Directive –
Return the material exactly, first line through the line containing "shapes = []", and nothing more. Pictures stay out.

▼

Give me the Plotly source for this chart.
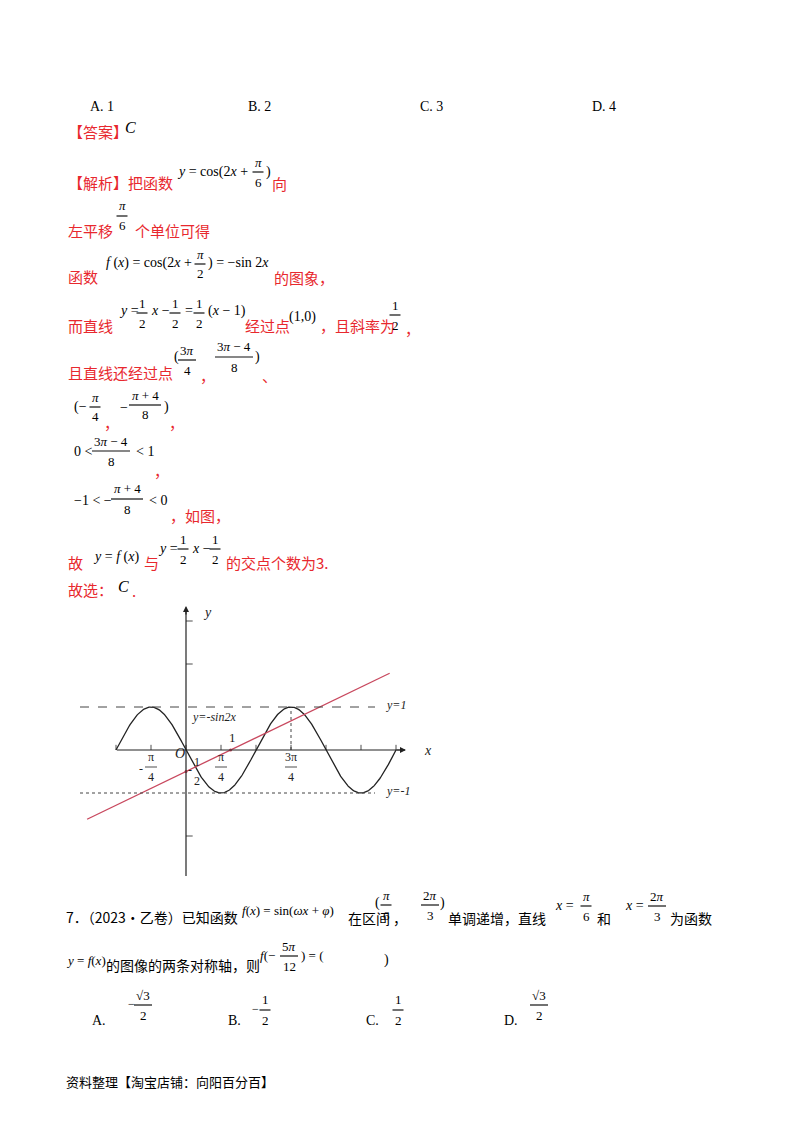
import re
import numpy as np
import plotly.graph_objects as go

# ---- data ----
curve_x_start, curve_x_end = -np.pi/2, 3*np.pi/2
line_x = [-2.22, 4.57]
line_slope, line_intercept = 0.5, -0.5
xtick_vals = [k*np.pi/4 for k in range(-2, 7)]
ytick_vals = [-2, 2, 3]
xlabels = [("-", "π", "4", -np.pi/4), ("", "π", "4", np.pi/4), ("", "3π", "4", 3*np.pi/4)]
options_top = ["A. 1", "B. 2", "C. 3", "D. 4"]

W, H = 800, 1132
RED = "#e8282e"
CJK = "Noto Sans CJK SC"
SERIF = "Liberation Serif"

fig = go.Figure()
ann = []
shapes = []

def T(x, y, s, size=15, color="black", font=CJK, anchor="left", italic=False):
    if italic:
        s = "<i>" + s + "</i>"
    ann.append(dict(x=x/W, y=1-y/H, xref="paper", yref="paper", text=s, showarrow=False,
                    xanchor=anchor, yanchor="middle", font=dict(size=size, color=color, family=font)))

def M(x, y, s, size=14):
    T(x, y, s, size=size, font=SERIF)

def plain(s):
    return re.sub(r"<[^>]+>", "", s)

def F(xc, yb, num, den, size=13, w=None):
    if w is None:
        n = max(len(plain(num).replace(" ", "")), len(plain(den)))
        w = n * 7 + 4
    T(xc, yb-10, num, size=size, font=SERIF, anchor="center")
    T(xc, yb+10, den, size=size, font=SERIF, anchor="center")
    shapes.append(dict(type="line", xref="paper", yref="paper", x0=(xc-w/2)/W, x1=(xc+w/2)/W,
                       y0=1-yb/H, y1=1-yb/H, layer="above", line=dict(color="#111", width=1.2)))

for s, x in zip(options_top, [88, 246, 418, 590]):
    M(x, 106, s)
T(66, 131, "【答案】", color=RED)
T(123, 127, "C", size=16, font=SERIF, italic=True)

T(66, 182, "【解析】把函数", color=RED)
M(175, 172, "<i>y</i> = cos(2<i>x</i> + ")
F(258, 172, "<i>π</i>", "6"); M(264, 172, ")")
T(270, 183, "向", color=RED)

T(66, 230, "左平移", color=RED)
F(122, 216, "<i>π</i>", "6")
T(133, 230, "个单位可得", color=RED)

T(66, 277, "函数", color=RED)
M(104, 263, "<i>f</i> (<i>x</i>) = cos(2<i>x</i> + ")
F(200, 264, "<i>π</i>", "2")
M(206, 263, ") = −sin 2<i>x</i>")
T(272, 278, "的图象，", color=RED)

T(66, 325, "而直线", color=RED)
M(117, 311, "<i>y</i> =")
F(142, 313, "1", "2"); M(149, 311, "<i>x</i> −")
F(175, 313, "1", "2"); M(183, 311, "=")
F(199, 313, "1", "2"); M(206, 311, "(<i>x</i> − 1)")
T(243, 325, "经过点", color=RED)
M(287, 317, "(1,0)")
T(318, 325, "，且斜率为", color=RED)
F(395, 315, "1", "2")
T(403, 328, "，", color=RED)

T(66, 372, "且直线还经过点", color=RED)
M(172, 357, "(")
F(187, 360, "3<i>π</i>", "4")
T(198, 375, "，", color=RED)
F(234, 357, "3<i>π</i> − 4", "8", w=38)
M(253, 357, ")")
T(260, 376, "、", color=RED)

M(72, 407, "(−")
F(95, 407, "<i>π</i>", "4")
T(102, 422, "，", color=RED)
M(118, 407, "−")
F(145, 405, "<i>π</i> + 4", "8", w=32)
M(162, 407, ")")
T(167, 422, "，", color=RED)

M(72, 452, "0 <")
F(111, 451, "3<i>π</i> − 4", "8", w=38)
M(134, 452, "< 1")
T(152, 470, "，", color=RED)

M(72, 500, "−1 < −")
F(127, 499, "<i>π</i> + 4", "8", w=32)
M(147, 500, "< 0")
T(168, 515, "，如图，", color=RED)

T(66, 562, "故", color=RED)
M(91, 557, "<i>y</i> = <i>f</i> (<i>x</i>)")
T(142, 562, "与", color=RED)
M(156, 548, "<i>y</i> =")
F(183, 549, "1", "2"); M(190, 548, "<i>x</i> −")
F(215, 549, "1", "2")
T(224, 562, "的交点个数为3.", color=RED)

T(66, 589, "故选：", color=RED)
T(116, 586, "C", size=16, font=SERIF, italic=True)
T(130, 590, ".", color=RED)

# question 7
T(64, 917, "7．（2023•乙卷）已知函数", size=14)
M(240, 911, "<i>f</i>(<i>x</i>) = sin(<i>ωx</i> + <i>φ</i>)", size=13)
T(346, 918, "在区间", size=14)
M(373, 903, "(")
F(386, 905, "<i>π</i>", "6")
T(391, 918, "，", size=14)
F(430, 905, "2<i>π</i>", "3"); M(438, 903, ")")
T(446, 918, "单调递增，直线", size=14)
M(553, 905, "<i>x</i> =")
F(586, 906, "<i>π</i>", "6")
T(595, 918, "和", size=14)
M(623, 905, "<i>x</i> =")
F(657, 906, "2<i>π</i>", "3")
T(668, 918, "为函数", size=14)

M(64, 960, "<i>y</i> = <i>f</i>(<i>x</i>)", size=13)
T(104, 965, "的图像的两条对称轴，则", size=14)
M(258, 955, "<i>f</i>(−", size=13)
F(289, 956, "5<i>π</i>", "12")
M(299, 955, ") = (", size=13)
M(382, 960, ")")

M(90, 1020, "A.")
M(126, 1004, "−", size=12); F(143, 1005, "√3", "2")
M(226, 1020, "B.")
M(250, 1009, "−", size=12); F(265, 1010, "1", "2")
M(364, 1020, "C.")
F(398, 1010, "1", "2")
M(502, 1020, "D.")
F(539, 1005, "√3", "2")

T(64, 1081, "资料整理【淘宝店铺：向阳百分百】", size=13)

# ---- chart (data coordinates) ----
PX = 35/(np.pi/4); PY = 43.0; OX, OY = 186, 750
def dx(px): return (px-OX)/PX
def dy(py): return (OY-py)/PY
x_range = [dx(80), dx(440)]
y_range = [dy(880), dy(600)]
dom_x = [80/W, 440/W]
dom_y = [1-880/H, 1-600/H]

xs = np.linspace(curve_x_start, curve_x_end, 400)
fig.add_trace(go.Scatter(x=xs, y=-np.sin(2*xs), mode="lines", line=dict(color="#222", width=1.3), hoverinfo="skip"))
fig.add_trace(go.Scatter(x=line_x, y=[line_slope*v+line_intercept for v in line_x], mode="lines",
                         line=dict(color="#c8485e", width=1.3), hoverinfo="skip"))
fig.add_trace(go.Scatter(x=[0, 1], y=[line_intercept, 0], mode="markers",
                         marker=dict(color="#c8485e", size=3), hoverinfo="skip"))

def DL(x0, y0, x1, y1, dash="solid", color="#222", width=1.2):
    shapes.append(dict(type="line", xref="x", yref="y", x0=x0, y0=y0, x1=x1, y1=y1,
                       line=dict(color=color, width=width, dash=dash)))

DL(dx(117), 0, dx(405), 0)
DL(0, dy(876), 0, dy(610))
DL(x_range[0], 1, dx(375), 1, dash="dash", color="#444", width=1)
DL(x_range[0], -1, dx(375), -1, dash="dot", color="#444", width=1)
DL(3*np.pi/4, 0, 3*np.pi/4, 1, dash="dot", color="#444", width=1)
for v in xtick_vals:
    DL(v, 0, v, 0.12, width=0.8)
for v in ytick_vals:
    DL(0, v, 0.15, v, width=0.8)
ann.append(dict(x=dx(406), y=0, ax=dx(395), ay=0, xref="x", yref="y", axref="x", ayref="y",
                text="", showarrow=True, arrowhead=2, arrowsize=1, arrowwidth=1.2, arrowcolor="#222"))
ann.append(dict(x=0, y=dy(606), ax=0, ay=dy(616), xref="x", yref="y", axref="x", ayref="y",
                text="", showarrow=True, arrowhead=2, arrowsize=1, arrowwidth=1.2, arrowcolor="#222"))

def CT(x, y, s, size=13, italic=False, anchor="center"):
    if italic:
        s = "<i>" + s + "</i>"
    ann.append(dict(x=x, y=y, xref="x", yref="y", text=s, showarrow=False, xanchor=anchor,
                    yanchor="middle", font=dict(size=size, color="#222", family=SERIF)))

CT(dx(207), dy(612), "y", 14, True)
CT(dx(428), dy(750), "x", 14, True)
CT(dx(384), dy(705), "y=1", 12, True, "left")
CT(dx(384), dy(791), "y=-1", 12, True, "left")
CT(dx(190), dy(717), "y=-sin2x", 12, True, "left")
CT(dx(232), dy(737), "1", 13)
CT(dx(180), dy(753), "O", 14, True)
for sign, num, den, v in xlabels:
    cx = OX + v*PX
    CT(dx(cx), dy(757), num, 12)
    CT(dx(cx), dy(777), den, 12)
    DL(dx(cx-6), dy(767), dx(cx+6), dy(767), width=0.8)
    if sign:
        CT(dx(cx-10), dy(769), sign, 12)
CT(dx(197), dy(762), "1", 12)
CT(dx(197), dy(781), "2", 12)
CT(dx(190), dy(770), "-", 12)

fig.update_layout(width=W, height=H, margin=dict(l=0, r=0, t=0, b=0), showlegend=False,
                  plot_bgcolor="white", paper_bgcolor="white", annotations=ann, shapes=shapes,
                  xaxis=dict(domain=dom_x, range=x_range, visible=False),
                  yaxis=dict(domain=dom_y, range=y_range, visible=False))
fig.write_html("out.html", config={"displayModeBar": False},
               post_script="document.body.style.margin='0';document.body.style.overflow='hidden';")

▲

Written solution –
Give me the Plotly source for this chart.
import re
import numpy as np
import plotly.graph_objects as go

# ---- data ----
curve_x_start, curve_x_end = -np.pi/2, 3*np.pi/2
line_x = [-2.22, 4.57]
line_slope, line_intercept = 0.5, -0.5
xtick_vals = [k*np.pi/4 for k in range(-2, 7)]
ytick_vals = [-2, 2, 3]
xlabels = [("-", "π", "4", -np.pi/4), ("", "π", "4", np.pi/4), ("", "3π", "4", 3*np.pi/4)]
options_top = ["A. 1", "B. 2", "C. 3", "D. 4"]

W, H = 800, 1132
RED = "#e8282e"
CJK = "Noto Sans CJK SC"
SERIF = "Liberation Serif"

fig = go.Figure()
ann = []
shapes = []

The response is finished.